Mr Liu was president of the Hong Kong branch of Bank of China until he was caught making some unauthorised withdrawals.
Last week he was found guilty of embezzling almost $1m of the bank's money.
China's People's Court in Changchun, Jilin province, sentenced him to death for corruption, although the sentence has been suspended for two years.
It means Mr Liu's life will likely be spared, although he will spend the rest of his life in jail.
China risks
The bad news for RBS shareholders is that inside jobs of this kind are not rare in Chinese banking.
Earlier this week, another Bank of China manager confessed to a court that he had stolen over $150m. It was one in a long line of cases that have captured the attention of China's state media.
Investing in China comes with big risks.
For a start, the government is not even sure how many banks there are in the country.
The big four state banks are believed to have around 80,000 branches across China, but counting the smaller regional banks is almost impossible.
The further the branch is from headquarters, the more difficult it is to control. At some local levels managers show greater loyalty to Communist party officials than they do to their bosses in Beijing.
Debt worries
For a long time China's banks were seen as little more than an extension of Beijing's economic policy.
Sitting down and getting a loan was easy - all you needed to have were the right connections.
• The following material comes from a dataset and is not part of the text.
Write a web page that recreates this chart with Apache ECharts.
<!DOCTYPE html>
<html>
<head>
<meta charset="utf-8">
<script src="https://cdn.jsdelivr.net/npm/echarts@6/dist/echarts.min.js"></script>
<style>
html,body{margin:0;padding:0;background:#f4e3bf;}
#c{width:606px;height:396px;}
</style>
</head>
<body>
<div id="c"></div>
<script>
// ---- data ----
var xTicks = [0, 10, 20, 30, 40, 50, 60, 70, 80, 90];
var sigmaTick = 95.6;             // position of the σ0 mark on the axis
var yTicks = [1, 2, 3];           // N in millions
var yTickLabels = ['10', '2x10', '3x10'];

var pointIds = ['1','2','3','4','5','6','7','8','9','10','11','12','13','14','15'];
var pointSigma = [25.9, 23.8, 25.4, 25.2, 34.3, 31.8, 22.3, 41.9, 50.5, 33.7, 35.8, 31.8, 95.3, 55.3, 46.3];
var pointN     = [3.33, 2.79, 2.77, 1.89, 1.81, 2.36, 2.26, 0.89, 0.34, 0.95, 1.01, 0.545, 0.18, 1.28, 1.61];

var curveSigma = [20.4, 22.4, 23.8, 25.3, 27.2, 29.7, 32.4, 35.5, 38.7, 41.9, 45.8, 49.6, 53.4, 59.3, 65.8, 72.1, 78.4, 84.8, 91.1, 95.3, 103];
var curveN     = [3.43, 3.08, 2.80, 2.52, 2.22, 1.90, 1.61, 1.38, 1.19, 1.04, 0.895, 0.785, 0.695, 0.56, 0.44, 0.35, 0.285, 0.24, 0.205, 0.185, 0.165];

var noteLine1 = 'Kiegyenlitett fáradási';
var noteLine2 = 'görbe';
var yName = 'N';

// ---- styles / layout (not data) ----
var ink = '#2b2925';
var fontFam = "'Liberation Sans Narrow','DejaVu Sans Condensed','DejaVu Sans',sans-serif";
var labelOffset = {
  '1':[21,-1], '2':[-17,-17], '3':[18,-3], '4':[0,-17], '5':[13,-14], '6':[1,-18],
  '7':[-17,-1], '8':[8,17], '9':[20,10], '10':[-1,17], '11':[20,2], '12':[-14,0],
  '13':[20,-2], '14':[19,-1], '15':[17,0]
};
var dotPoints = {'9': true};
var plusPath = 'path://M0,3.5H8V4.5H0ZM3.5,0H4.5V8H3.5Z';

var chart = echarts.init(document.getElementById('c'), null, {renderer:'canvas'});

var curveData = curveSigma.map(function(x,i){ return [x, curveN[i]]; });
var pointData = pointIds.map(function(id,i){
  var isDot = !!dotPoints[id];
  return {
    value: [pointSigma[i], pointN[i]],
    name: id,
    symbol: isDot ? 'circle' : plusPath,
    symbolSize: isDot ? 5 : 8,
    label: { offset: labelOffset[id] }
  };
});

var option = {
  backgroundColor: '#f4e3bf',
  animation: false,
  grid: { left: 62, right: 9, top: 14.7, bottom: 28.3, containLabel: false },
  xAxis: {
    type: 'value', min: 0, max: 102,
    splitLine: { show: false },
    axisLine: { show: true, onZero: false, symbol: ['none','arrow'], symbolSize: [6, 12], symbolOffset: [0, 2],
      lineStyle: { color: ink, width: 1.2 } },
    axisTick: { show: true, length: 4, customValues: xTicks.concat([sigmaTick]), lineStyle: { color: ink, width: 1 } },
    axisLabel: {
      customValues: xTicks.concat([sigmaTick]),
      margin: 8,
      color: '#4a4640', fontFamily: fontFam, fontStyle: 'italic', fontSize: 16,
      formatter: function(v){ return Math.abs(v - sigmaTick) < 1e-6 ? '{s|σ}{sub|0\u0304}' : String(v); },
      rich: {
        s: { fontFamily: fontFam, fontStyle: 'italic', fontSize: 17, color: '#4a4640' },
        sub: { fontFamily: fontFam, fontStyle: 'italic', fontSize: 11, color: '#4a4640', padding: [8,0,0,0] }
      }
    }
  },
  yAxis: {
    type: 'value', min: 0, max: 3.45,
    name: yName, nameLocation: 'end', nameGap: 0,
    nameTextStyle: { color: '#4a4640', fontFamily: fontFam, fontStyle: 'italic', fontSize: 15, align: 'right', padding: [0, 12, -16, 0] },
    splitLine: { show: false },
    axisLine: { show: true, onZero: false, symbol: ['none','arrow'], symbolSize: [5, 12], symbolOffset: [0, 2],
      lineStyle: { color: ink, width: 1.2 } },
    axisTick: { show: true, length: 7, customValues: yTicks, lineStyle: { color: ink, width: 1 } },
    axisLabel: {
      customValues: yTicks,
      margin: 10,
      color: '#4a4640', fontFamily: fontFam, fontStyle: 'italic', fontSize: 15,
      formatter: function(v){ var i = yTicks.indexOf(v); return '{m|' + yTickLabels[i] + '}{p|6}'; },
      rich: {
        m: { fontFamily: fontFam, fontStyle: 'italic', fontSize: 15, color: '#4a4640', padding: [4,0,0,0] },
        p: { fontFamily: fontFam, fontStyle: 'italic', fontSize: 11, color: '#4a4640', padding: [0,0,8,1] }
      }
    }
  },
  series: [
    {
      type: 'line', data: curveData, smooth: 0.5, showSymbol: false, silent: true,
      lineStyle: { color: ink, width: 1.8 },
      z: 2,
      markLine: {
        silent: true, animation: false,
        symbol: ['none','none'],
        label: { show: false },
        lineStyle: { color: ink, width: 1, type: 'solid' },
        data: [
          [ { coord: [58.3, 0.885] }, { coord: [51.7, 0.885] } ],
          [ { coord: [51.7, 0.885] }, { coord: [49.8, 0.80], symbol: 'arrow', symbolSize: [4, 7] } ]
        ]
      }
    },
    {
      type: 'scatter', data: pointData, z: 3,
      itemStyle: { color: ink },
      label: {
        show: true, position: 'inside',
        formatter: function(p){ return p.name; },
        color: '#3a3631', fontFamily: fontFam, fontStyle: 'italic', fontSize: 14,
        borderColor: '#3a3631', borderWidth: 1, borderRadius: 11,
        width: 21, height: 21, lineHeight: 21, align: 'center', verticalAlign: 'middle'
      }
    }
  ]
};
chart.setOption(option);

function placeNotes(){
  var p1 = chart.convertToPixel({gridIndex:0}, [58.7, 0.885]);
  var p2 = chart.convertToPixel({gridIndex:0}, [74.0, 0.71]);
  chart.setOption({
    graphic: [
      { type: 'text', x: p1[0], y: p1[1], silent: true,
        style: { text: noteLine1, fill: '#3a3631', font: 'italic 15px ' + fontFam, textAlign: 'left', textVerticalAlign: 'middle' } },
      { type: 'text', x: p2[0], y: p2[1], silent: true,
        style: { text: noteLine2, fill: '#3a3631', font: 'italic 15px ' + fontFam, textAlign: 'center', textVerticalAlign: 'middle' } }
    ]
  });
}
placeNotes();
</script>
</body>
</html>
Banks lent freely, and they lent badly.
But in the past few years the banks have been disposing of those bad loans.
 China is keen to encourage more foreign investors into its market |
"China's bad bank debts were about 25% of all the loans issued by the state banks ten years ago," said Professor Xiaju Zhao, of the Shanghai International Banking and Finance Institute.
"By the second half of this year the figure had gone down to 10%. So they've made a lot of progress in improving the situation here."
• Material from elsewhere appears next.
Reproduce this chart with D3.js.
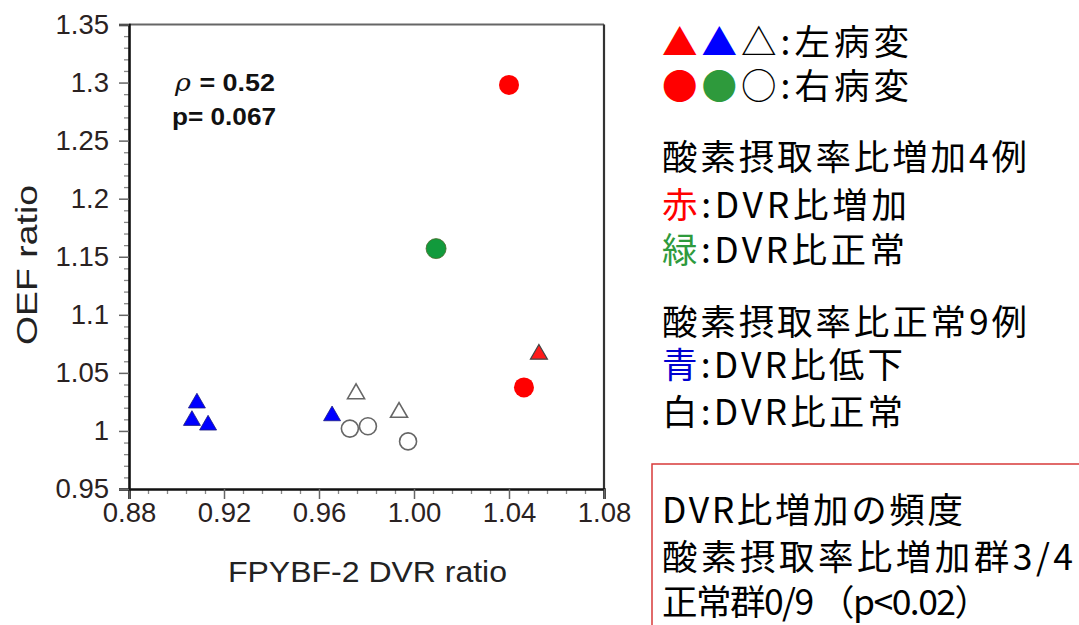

RBS will bring much needed expertise to China.
The country's middle-class population is expanding fast and could reach 100 million in the next ten years, according to some estimates.
Most of those people are without credit cards or mortgages, and the cross-selling of financial products has been a successful growth area for RBS in Britain.
Securing a seat on Bank of China's board will also go some way to easing investor worries.
World class
China's banking sector will be fully open to foreign firms next year, following a World Trade Organization deal.
RBS is not the first foreign investor to take a stake in one of China's biggest banks.
In June, Bank of America invested $3bn in China Construction Bank, while UK-based giant HSBC paid $1.75bn last year for a 19.9% stake in Bank of Communications, China's fifth-biggest lender.
China's government is keen that others follow. Beijing understands that if China is to have a world class economy, it also needs a world class banking system.
Foreign shareholders will have to hope it does not cost them too much in the process.